While many of these proposed techniques are useful, others sound too good to be true. In reality, the right approach depends on the people, preferences, tasks and teams in question.

Learning how to manage time can be a complicated process that is different for everyone. Here are a few common misconceptions you may have encountered, as well as effective strategies you can use instead.

1. Urgent tasks don’t always have to be accomplished first

We’re sometimes told to work on shorter, more pressing assignments first because it feels good to get simple tasks out of the way and build momentum before focusing on what really matters. By succumbing to what researchers call the “mere urgency effect” (prioritizing urgent tasks over important ones), however, you risk missing out on opportunities for strategic planning and creative thinking.

Managing your time more efficiently requires that you think critically about how to filter and order tasks and avoid prioritizing based on the amount of stress something causes—and setting long-term goals can help.

“If you haven’t clarified your A-item priorities, or if you are trying to take on too much, it’s hard to avoid getting sucked into the black hole,” writes Michael D. Watkins, author of The First 90 Days. He suggests establishing a few clear outcomes that you can keep top-of-mind. “Devote some time to clarifying and getting buy-in for them. Write them down. Put them up on the wall. Look at them every day and ask yourself, ‘How does what I’m doing help to advance these?’ ”

One of the best time management tips for reducing stress-based prioritization is to round up time estimates for completing a project. “Assuming a project will take between 10% and 25% longer than you expect is typically a good place to start,” writes University of Texas at Austin professor Art Markman. “It’s basically just a way …to make room for your mental blind spots in the time-management department.”

That said, it’s important to remember that there’s no “correct” way to manage time—you might be the type of person who craves urgency and thrives under pressure. As long as you’re being deliberate with your priorities, communicating with teams and getting your work done, you’re using the right approach.

2. Focus on managing your attention, not your schedule

As far as time management tips go, working on a tight schedule can be useful for staying on top of work and balancing time effectively, especially if you’re managing multiple projects and deliverables. But for some, scheduling the entire day can feel restrictive.

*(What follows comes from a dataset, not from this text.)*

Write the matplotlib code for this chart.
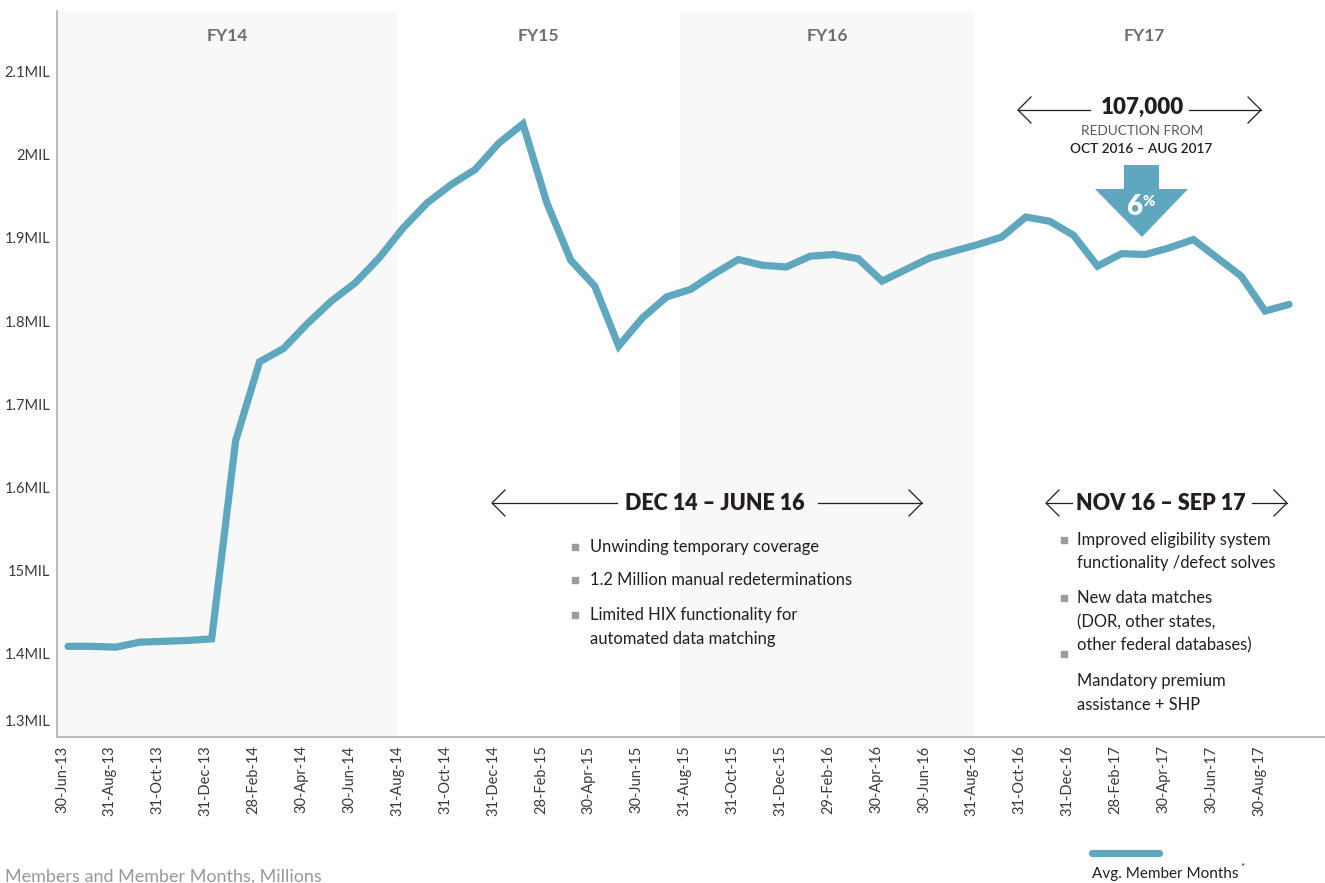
import matplotlib
matplotlib.use("Agg")
import matplotlib.pyplot as plt
from matplotlib.patches import Polygon, Rectangle
import numpy as np

plt.rcParams['font.family'] = ['Lato', 'DejaVu Sans']

# monthly average member months (millions), Jun-2013 .. Oct-2017
members = [1.409, 1.409, 1.408, 1.414, 1.415, 1.416, 1.418, 1.656, 1.751, 1.767,
           1.797, 1.824, 1.846, 1.876, 1.912, 1.942, 1.964, 1.982, 2.014, 2.037,
           1.942, 1.873, 1.842, 1.770, 1.804, 1.829, 1.838, 1.857, 1.874, 1.867,
           1.865, 1.878, 1.880, 1.875, 1.848, 1.862, 1.876, 1.884, 1.892, 1.901,
           1.925, 1.920, 1.903, 1.866, 1.881, 1.880, 1.888, 1.898, 1.876, 1.854,
           1.812, 1.820]

tick_labels = ['30-Jun-13', '31-Aug-13', '31-Oct-13', '31-Dec-13', '28-Feb-14',
               '30-Apr-14', '30-Jun-14', '31-Aug-14', '31-Oct-14', '31-Dec-14',
               '28-Feb-15', '30-Apr-15', '30-Jun-15', '31-Aug-15', '31-Oct-15',
               '31-Dec-15', '29-Feb-16', '30-Apr-16', '30-Jun-16', '31-Aug-16',
               '31-Oct-16', '31-Dec-16', '28-Feb-17', '30-Apr-17', '30-Jun-17',
               '30-Aug-17']

y_ticks = [1.4, 1.5, 1.6, 1.7, 1.8, 1.9, 2.0, 2.1]
y_labels = ['1.4MIL', '15MIL', '1.6MIL', '1.7MIL', '1.8MIL',
            '1.9MIL', '2MIL', '2.1MIL']
y_bottom_label = '1.3MIL'

# fiscal year bands (month index boundaries) and labels
fy_names = ['FY14', 'FY15', 'FY16', 'FY17']
fy_bounds = [(-0.46, 13.75), (13.75, 25.55), (25.55, 37.9), (37.9, 52.0)]
fy_shaded = [True, False, True, False]

LINE = '#5fa7bf'
DARK = '#231f20'
GRAY = '#6d6e71'
W, H = 1325, 883


def fx(px):
    return px / W


def fy(py):
    return 1 - py / H


fig = plt.figure(figsize=(13.25, 8.83), dpi=100)
ax = fig.add_axes([fx(57), fy(737), 1 - fx(57), fy(11) - fy(737)])

x = np.arange(len(members))
ax.set_xlim(-0.46, 52.5)
ax.set_ylim(1.3, 2.1727)

for (a, b), shade, name in zip(fy_bounds, fy_shaded, fy_names):
    if shade:
        ax.axvspan(a, b, color='#f8f8f8', zorder=0, lw=0)
    ax.text((a + b) / 2, 0.965, name, transform=ax.get_xaxis_transform(),
            ha='center', va='center', fontsize=12.5, fontweight='bold', color=GRAY)

ax.plot(x, members, color=LINE, lw=5.2, solid_joinstyle='miter',
        solid_capstyle='round', zorder=3)

ax.set_xticks(np.arange(0, 52, 2) - 0.25)
ax.set_xticklabels(tick_labels, rotation=90, fontsize=10.5, color='#3a3a3a')
ax.set_yticks(y_ticks)
ax.set_yticklabels(y_labels, fontsize=10.5, color='#3a3a3a')
ax.tick_params(length=0, pad=6)
ax.tick_params(axis='y', pad=5)
ax.annotate(y_bottom_label, xy=(0, 1.3), xycoords=('axes fraction', 'data'),
            xytext=(-7, 15), textcoords='offset pixels', ha='right', va='center',
            fontsize=10.5, color='#3a3a3a', annotation_clip=False)

for s in ['top', 'right']:
    ax.spines[s].set_visible(False)
for s in ['left', 'bottom']:
    ax.spines[s].set_color('#b5b5b5')
    ax.spines[s].set_linewidth(1.3)


def span_arrow(x0, x1, y):
    fig.add_artist(plt.Line2D([fx(x0), fx(x1)], [fy(y), fy(y)], color=DARK, lw=0.9))


def chevron(xt, y, direction):
    d = 13 * direction
    fig.add_artist(plt.Line2D([fx(xt - d), fx(xt), fx(xt - d)],
                              [fy(y - 13), fy(y), fy(y + 13)], color=DARK, lw=0.9))


# 107,000 reduction callout
fig.text(fx(1142), fy(107), '107,000', ha='center', va='center', fontsize=16,
         fontweight='heavy', color=DARK)
span_arrow(1018, 1090, 110)
chevron(1018, 110, -1)
span_arrow(1189, 1261, 110)
chevron(1261, 110, 1)
fig.text(fx(1142), fy(131), 'REDUCTION FROM', ha='center', va='center',
         fontsize=9.8, color='#58595b')
fig.text(fx(1141), fy(149), 'OCT 2016 – AUG 2017', ha='center', va='center',
         fontsize=9.8, fontweight='semibold', color=DARK)

arrow_pts = [(1124, 165), (1159, 165), (1159, 189), (1188, 189), (1142, 237),
             (1095, 189), (1124, 189)]
fig.add_artist(Polygon([(fx(a), fy(b)) for a, b in arrow_pts], closed=True,
                       transform=fig.transFigure, facecolor=LINE, edgecolor='none'))
fig.text(fx(1134), fy(207), '6', ha='center', va='center', fontsize=20,
         fontweight='heavy', color='white')
fig.text(fx(1149), fy(202), '%', ha='center', va='center', fontsize=10.5,
         fontweight='heavy', color='white')

# DEC 14 - JUNE 16 callout
fig.text(fx(715), fy(503), 'DEC 14 – JUNE 16', ha='center', va='center',
         fontsize=15.5, fontweight='heavy', color=DARK)
span_arrow(492, 617, 503)
chevron(492, 503, -1)
span_arrow(818, 922, 503)
chevron(922, 503, 1)

left_items = [(547, 'Unwinding temporary coverage', True),
              (580, '1.2 Million manual redeterminations', True),
              (615, 'Limited HIX functionality for', True),
              (639, 'automated data matching', False)]
for yy, txt, bullet in left_items:
    if bullet:
        fig.add_artist(Rectangle((fx(572), fy(yy + 3)), fx(6), 6 / H,
                                 transform=fig.transFigure, color='#9d9d9d'))
    fig.text(fx(590), fy(yy), txt, ha='left', va='center', fontsize=11.9, color=DARK)

# NOV 16 - SEP 17 callout
fig.text(fx(1161), fy(503), 'NOV 16 – SEP 17', ha='center', va='center',
         fontsize=15.5, fontweight='heavy', color=DARK)
span_arrow(1046, 1072, 503)
chevron(1046, 503, -1)
span_arrow(1252, 1287, 503)
chevron(1287, 503, 1)

right_items = [(540, 'Improved eligibility system', True),
               (563, 'functionality /defect solves', False),
               (598, 'New data matches', True),
               (622, '(DOR, other states,', False),
               (645, 'other federal databases)', False),
               (681, 'Mandatory premium', False),
               (705, 'assistance + SHP', False)]
for yy, txt, bullet in right_items:
    if bullet:
        fig.add_artist(Rectangle((fx(1061), fy(yy + 3)), fx(6), 6 / H,
                                 transform=fig.transFigure, color='#9d9d9d'))
    fig.text(fx(1077), fy(yy), txt, ha='left', va='center', fontsize=11.9, color=DARK)
fig.add_artist(Rectangle((fx(1061), fy(657)), fx(6), 6 / H,
                         transform=fig.transFigure, color='#9d9d9d'))

# legend and footnote
fig.add_artist(plt.Line2D([fx(1092), fx(1159)], [fy(853), fy(853)], color=LINE,
                          lw=5.2, solid_capstyle='round'))
leg_txt = fig.text(fx(1092), fy(874), 'Avg. Member Months', ha='left', va='center',
                   fontsize=11, color=DARK)
fig.canvas.draw()
bb = leg_txt.get_window_extent()
fig.text((bb.x1 + 2) / W, fy(868), '*', ha='left', va='center', fontsize=7, color=DARK)
fig.text(fx(5), fy(877), 'Members and Member Months, Millions', ha='left',
         va='center', fontsize=13, color='#999999')

fig.savefig('out.png', dpi=100)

According to Chris Bailey, the author of Hyperfocus: How to Be More Productive in a World of Distraction, managing your focus is actually a lot more important than managing your time. “You can show up to meetings when you’re supposed to, and are fully capable of keeping your calendar on track. Most of us our good at managing our time,” he writes. “What we’re not good at is managing our attention.”

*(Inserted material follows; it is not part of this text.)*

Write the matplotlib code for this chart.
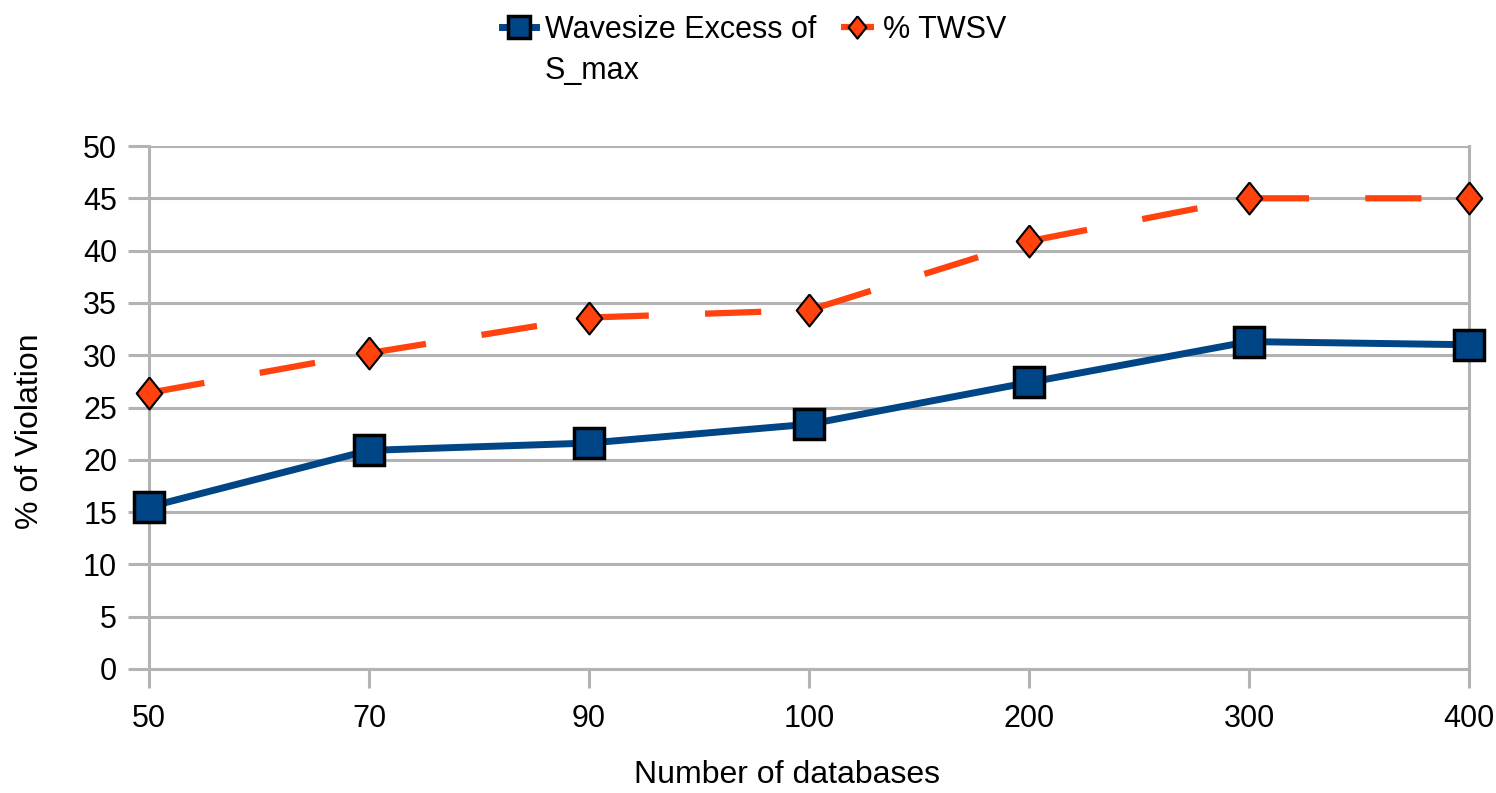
import matplotlib
matplotlib.use("Agg")
import matplotlib.pyplot as plt

# chart data
categories = ["50", "70", "90", "100", "200", "300", "400"]
wavesize_excess = [15.5, 20.9, 21.6, 23.4, 27.4, 31.3, 31.0]
twsv_pct = [26.4, 30.2, 33.6, 34.3, 40.9, 45.0, 45.0]
series_labels = ["Wavesize Excess of", "% TWSV"]
label_second_line = "S_max"
yticks = list(range(0, 51, 5))

BLUE = "#004586"
ORANGE = "#ff420e"
GRID = "#b3b3b3"
FS = 22

plt.rcParams["font.family"] = ["Liberation Sans", "DejaVu Sans"]

fig = plt.figure(figsize=(14.96, 7.93), dpi=100)
ax = fig.add_axes([149 / 1496, 1 - 669 / 793, (1469 - 149) / 1496, (669 - 146) / 793])

# taller than wide diamond, like the office chart marker
tall_diamond = [(0, 1), (0.8, 0), (0, -1), (-0.8, 0), (0, 1)]

x = list(range(len(categories)))
ax.plot(x, wavesize_excess, color=BLUE, lw=5, marker="s", ms=22,
        mfc=BLUE, mec="black", mew=2.5, label=series_labels[0], zorder=4, clip_on=False)
ax.plot(x, twsv_pct, color=ORANGE, lw=4.5, dashes=(9, 9), marker=tall_diamond, ms=23,
        mfc=ORANGE, mec="black", mew=1.5, label=series_labels[1], zorder=4, clip_on=False)

ax.set_xlim(0, len(categories) - 1)
ax.set_ylim(0, 50)
ax.set_xticks(x)
ax.set_xticklabels(categories)
ax.set_yticks(yticks)

ax.grid(axis="y", color=GRID, lw=2.2)
ax.set_axisbelow(True)
ax.spines["top"].set_visible(False)
for s in ["left", "right", "bottom"]:
    ax.spines[s].set_color(GRID)
    ax.spines[s].set_linewidth(2.2)
ax.tick_params(axis="x", length=14, width=2.2, color=GRID, labelsize=FS, pad=11)
ax.tick_params(axis="y", length=15, width=2.2, color=GRID, labelsize=FS, pad=8)

ax.set_xlabel("Number of databases", fontsize=FS + 1)
ax.set_ylabel("% of Violation", fontsize=FS + 1)
ax.xaxis.set_label_coords(0.483, -0.203)
ax.xaxis.label.set_va("center")
ax.yaxis.set_label_coords(-0.09, 0.455)
ax.yaxis.label.set_va("center")

leg = fig.legend(loc="upper left", bbox_to_anchor=(502 / 1496, 1 - 15 / 793), ncol=2,
                 frameon=False, fontsize=FS, handlelength=1.1, handletextpad=0.3,
                 columnspacing=0.8, markerscale=0.7, borderaxespad=0, borderpad=0)

# second line of the first legend label goes under its first line
fig.canvas.draw()
bb = leg.get_texts()[0].get_window_extent()
fig.text(bb.x0 / 1496, (bb.y0 - 26) / 793, label_second_line, fontsize=FS, va="center", ha="left")

fig.savefig("out.png", dpi=100)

Even the most well-scheduled day can be thrown off completely if we’re distracted, and it’s not easy to regain focus on the spot. In order to improve “attention management,” executive coach Monique Valcour suggests that you reserve time for daily self-reflection. It can help you understand what’s working, what’s not, and how to tackle the next day more effectively. “If one approach isn’t working, try another rather than continuing to hammer away fruitlessly,” she writes.

Whether you’re a chronic scheduler or prefer flying by the seat of your pants, what matters most is that the system works for you. “Productivity strategies … lose their potential to motivate when they don’t feel meaningful,” says Valcour. “Try reframing something you have to do in terms of your core values for stronger and more sustained focus.”

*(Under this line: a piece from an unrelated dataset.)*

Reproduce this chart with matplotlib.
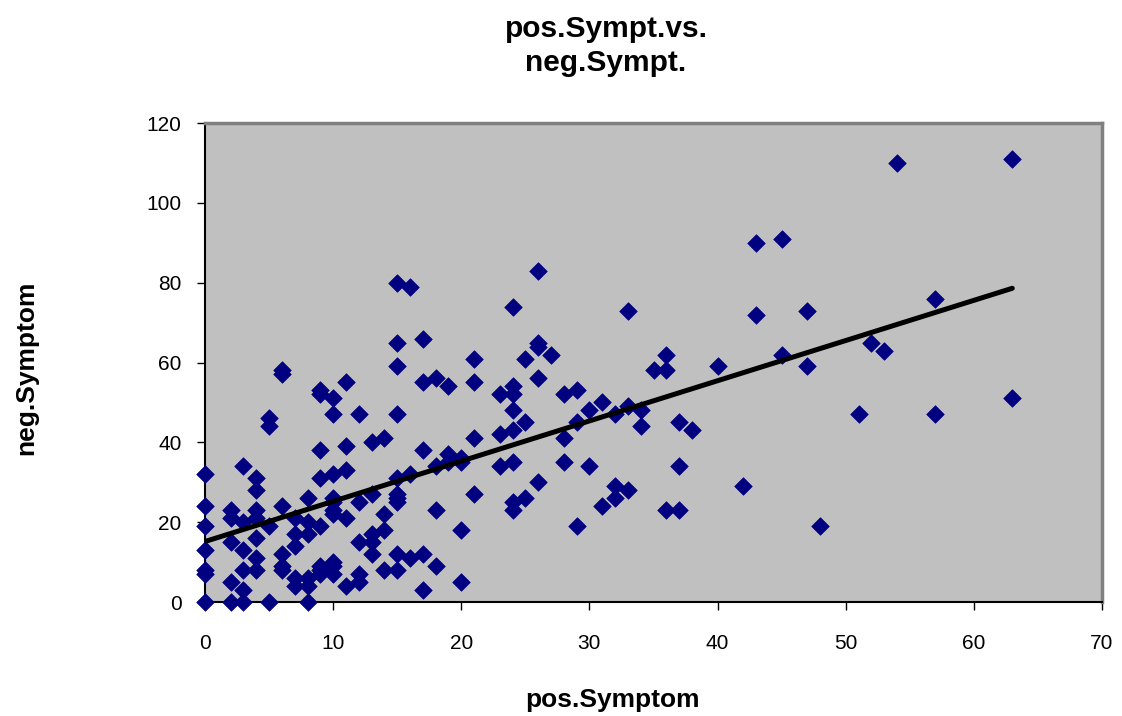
import numpy as np
import matplotlib
matplotlib.use("Agg")
import matplotlib.pyplot as plt

plt.rcParams['font.family'] = ['Liberation Sans', 'DejaVu Sans']

# (pos.Symptom, list of neg.Symptom values)
pos_groups = {
    0: [0, 7, 8, 13, 19, 24, 32],
    2: [23, 21, 15, 5, 0],
    3: [34, 20, 13, 8, 3, 0],
    4: [31, 28, 23, 21, 16, 11, 8],
    5: [46, 44, 19, 0],
    6: [58, 57, 24, 12, 9, 8],
    7: [21, 17, 14, 6, 4],
    8: [26, 20, 17, 6, 4, 0],
    9: [53, 52, 38, 31, 19, 9, 8, 7],
    10: [51, 47, 32, 26, 25, 23, 22, 10, 9, 7],
    11: [55, 39, 33, 21, 4],
    12: [47, 25, 15, 7, 5],
    13: [40, 27, 17, 15, 12],
    14: [41, 22, 18, 8],
    15: [80, 65, 59, 47, 31, 27, 26, 25, 12, 8],
    16: [79, 32, 11],
    17: [66, 55, 38, 12, 3],
    18: [56, 34, 23, 9],
    19: [54, 37, 35],
    20: [36, 35, 18, 5],
    21: [61, 55, 41, 27],
    23: [52, 42, 34],
    24: [74, 54, 52, 48, 43, 35, 25, 23],
    25: [61, 45, 26],
    26: [83, 65, 64, 56, 30],
    27: [62],
    28: [52, 41, 35],
    29: [53, 45, 19],
    30: [48, 34],
    31: [50, 24],
    32: [47, 29, 26],
    33: [73, 49, 28],
    34: [48, 44],
    35: [58],
    36: [62, 58, 23],
    37: [45, 34, 23],
    38: [43],
    40: [59],
    42: [29],
    43: [90, 72],
    45: [91, 62],
    47: [73, 59],
    48: [19],
    51: [47],
    52: [65],
    53: [63],
    54: [110],
    57: [76, 47],
    63: [111, 51],
}

pos_symptom = [x for x, ys in pos_groups.items() for _ in ys]
neg_symptom = [y for ys in pos_groups.values() for y in ys]

x_ticks = [0, 10, 20, 30, 40, 50, 60, 70]
y_ticks = [0, 20, 40, 60, 80, 100, 120]

W, H = 1122, 716
fig = plt.figure(figsize=(W / 100, H / 100), dpi=100)
ax = fig.add_axes([205 / W, 1 - 602 / H, (1102 - 205) / W, (602 - 123) / H])
ax.set_facecolor('#C0C0C0')

x = np.array(pos_symptom, dtype=float)
y = np.array(neg_symptom, dtype=float)
ax.scatter(x, y, marker='D', s=80, color='#000080', edgecolors='#000080',
           linewidths=0.5, zorder=3, clip_on=False)

slope, intercept = np.polyfit(x, y, 1)
xf = np.array([x.min(), x.max()])
ax.plot(xf, intercept + slope * xf, color='black', lw=3.6,
        solid_capstyle='round', zorder=4)

ax.set_xlim(0, 70)
ax.set_ylim(0, 120)
ax.set_xticks(x_ticks)
ax.set_yticks(y_ticks)
ax.tick_params(axis='both', direction='out', length=6, width=1, color='black',
               labelsize=15, labelcolor='black')
ax.tick_params(axis='x', pad=17)
ax.tick_params(axis='y', pad=11)

for side in ['left', 'bottom']:
    ax.spines[side].set_color('black')
    ax.spines[side].set_linewidth(1.5)
for side in ['top', 'right']:
    ax.spines[side].set_color('#808080')
    ax.spines[side].set_linewidth(2.5)

fig.text(606 / W, 1 - 46 / H, 'pos.Sympt.vs.\nneg.Sympt.', ha='center',
         va='center', fontsize=21.5, fontweight='bold', linespacing=1.3)
fig.text(612 / W, 1 - 700 / H, 'pos.Symptom', ha='center', va='center',
         fontsize=19, fontweight='bold')
fig.text(26 / W, 1 - 368 / H, 'neg.Symptom', ha='center', va='center',
         fontsize=19, fontweight='bold', rotation=90)

fig.savefig('out.png', dpi=100)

3. Consider the benefits of outcomes instead of crossing off tasks

Starting your day with a to-do list is one of the most tried-and-true time management tips. But while many people find the act of chronicling to-do’s soothing and useful, others can get bogged down by the rigidness of routine.

In a perfect world, to-do lists help us ensure that we get through our tasks without missing anything and give us a sense of accomplishment when we check something off. By focusing on accomplishments and prioritizing productivity, though, there’s a chance we could be limiting our creativity. To-do lists often work because they give users a clear path to a particular outcome—do A and then B and then C—but research from the Wisconsin School of Business shows that giving people a well-defined problem with a clear solution can be stifling.

For a more open-ended approach to time management, try to focus on outcomes instead of tasks. “This approach focuses people and teams on a concrete result, not the process required to achieve it,” says Jennifer Robison, a senior editor at the Gallup Business Journal. “Employees, then, have a high degree of autonomy to use their own unique talents to reach goals their own way.”

By adopting an outcome-based company culture, leaders can increase innovation and engagement across an organization. If completely focusing on outcomes isn’t realistic for you and your team, try an alternative to individualized task management. Consider a daily status meeting for your team to share priorities, ask teams to check in asynchronously online, or centralize task management with a project manager.

Create your own combination of time management tips

The next time someone claims to have found a magic solution to send productivity skyrocketing, remember that there’s value in doing things your own way. It’s our individual systems and routines that enable us to be more creative and focus our attention on what’s most important. Invest in how and why you do the things you do—in a way that works for you—and you’re well on your way to living your most productive work life.